MADANI International Film Festival (Madani Fest) 2025 kembali menegaskan posisinya sebagai festival film dengan kepedulian sosial dan kemanusiaan yang kuat. Dalam edisi ke-8 ini, tema besar Misykat (Ceruk Cahaya) digunakan untuk menyoroti berbagai krisis kemanusiaan di dunia, termasuk krisis Palestina dan perjuangan dekolonisasi di Dataran Sahel, Afrika Barat.
Pilihan Editor: Madani International Film Festival Memotret Keprihatinan Perang di Palestina dan Sudan
Palestina: Luka yang Terus Diceritakan
Sejak awal berdirinya pada 2018, Madani Fest selalu memberi tempat bagi film-film dari dunia Muslim, terutama yang berbicara tentang kemanusiaan dan keadilan. Tahun ini, narasi tentang Palestina kembali mengisi layar festival, menjadi bentuk solidaritas terhadap tragedi kemanusiaan yang tak kunjung berakhir.
Direktur Festival Ahmad Rifki mengatakan, tema Misykat dipilih sebagai respons terhadap awan gelap yang menaungi dunia. “Dalam tema ini, kami ingin bukan hanya menyalakan, tapi juga mengumpulkan dan mengarahkan cahaya itu pada titik terang,” ujarnya dalam konferensi pers di Jakarta pada Selasa, 7 Oktober 2025.
Beberapa film bertema Palestina menjadi sorotan utama tahun ini, salah satunya All That’s Left of You (2025) karya sutradara Palestina-Amerika Cherien Dabis.
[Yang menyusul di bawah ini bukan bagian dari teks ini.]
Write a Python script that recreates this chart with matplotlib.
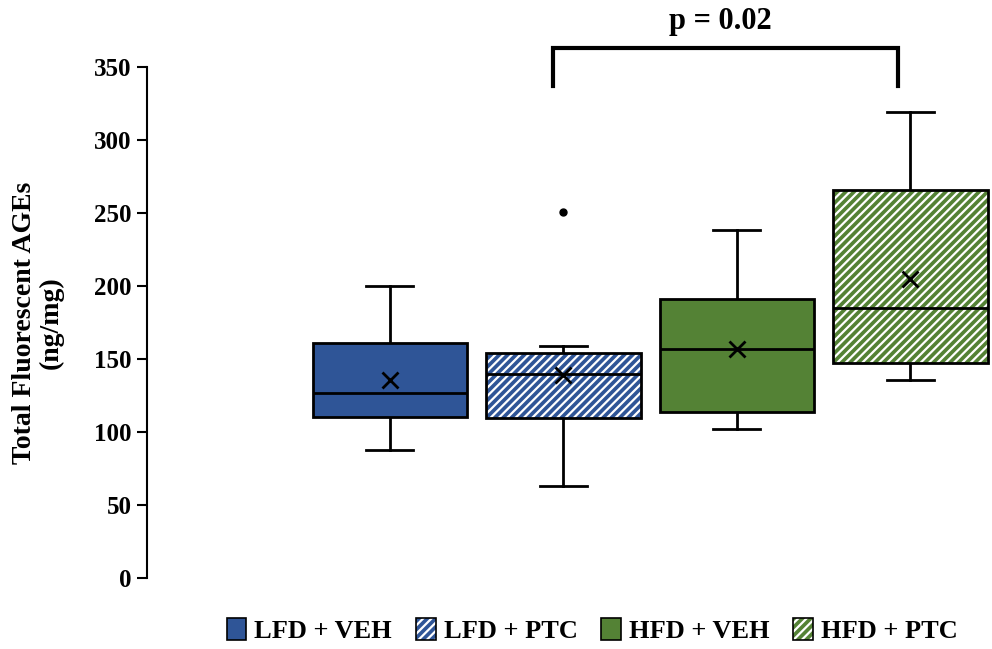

Film tersebut mengisahkan perjalanan tiga generasi keluarga Palestina yang bergulat dengan kehilangan, perlawanan, dan harapan di tengah konflik berkepanjangan.
Madani Fest memandang penayangan film-film ini bukan sekadar bentuk simpati, tetapi sebagai tindakan kultural untuk menjaga ingatan dan mengembalikan kemanusiaan yang kerap terpinggirkan. “Film-film ini adalah bagian dari upaya kami menjaga cahaya empati agar tetap hidup,” tambah Rifki.
Anggota Dewan Madani, Garin Nugroho, mengatakan pentingnya peran film sebagai sarana refleksi moral. “Film sebagai gambar hidup menghidupi beragam kehidupan untuk memusatkan pandangan pada kehidupan yang lebih baik, seperti senter di tengah gelap,” katanya dalam pesan video yang ditayangkan saat konferensi pers.
Sahel: Dekolonisasi dan Akar Peradaban Islam
Selain Palestina, Madani Fest 2025 juga memberi sorotan pada Dataran Sahel (Sahel Plateau) di Afrika Barat sebagai Focus Country. Wilayah ini mencakup Burkina Faso, Senegal, Mali, dan Nigeria, kawasan yang menyimpan sejarah panjang peradaban Islam sekaligus luka akibat penjajahan dan konflik modern.
Program ini dikurasi oleh Bunga Siagian dan Yuki Aditya, yang menampilkan lima film dari sineas Sahel. Film-film tersebut mengangkat perjuangan masyarakat pascakolonial untuk menemukan kembali jati diri budaya dan spiritualitas mereka di tengah ketimpangan ekonomi dan ketegangan sosial.
Dalam catatan kuratorial, Sahel dipilih bukan hanya karena kedekatan historisnya dengan Islam, tetapi juga karena gejolak dekolonisasi yang sedang berlangsung, sebuah perjuangan yang relevan dengan tema Misykat. “Sahel adalah tempat di mana kegelapan kolonial masih terasa, tetapi juga di mana cahaya peradaban Islam berakar. Kami ingin menghadirkan film-film yang menunjukkan upaya masyarakatnya memelihara cahaya itu,” tulis para kurator.
Madani Fest 2025 menjadikan layar sebagai ruang renungan dan solidaritas, di mana kisah-kisah penderitaan diubah menjadi refleksi dan harapan. Tema Misykat menegaskan arah itu, dalam kegelapan dunia modern, festival ini berupaya mengumpulkan cahaya kecil dari berbagai belahan dunia, termasuk dari Palestina dan Sahel, agar tidak padam.
Madani Fest 2025 akan berlangsung pada 8 hingga 12 Oktober 2025 di Taman Ismail Marzuki, Epicentrum XXI, Metropole XXI, dan Universitas Bina Nusantara (BINUS).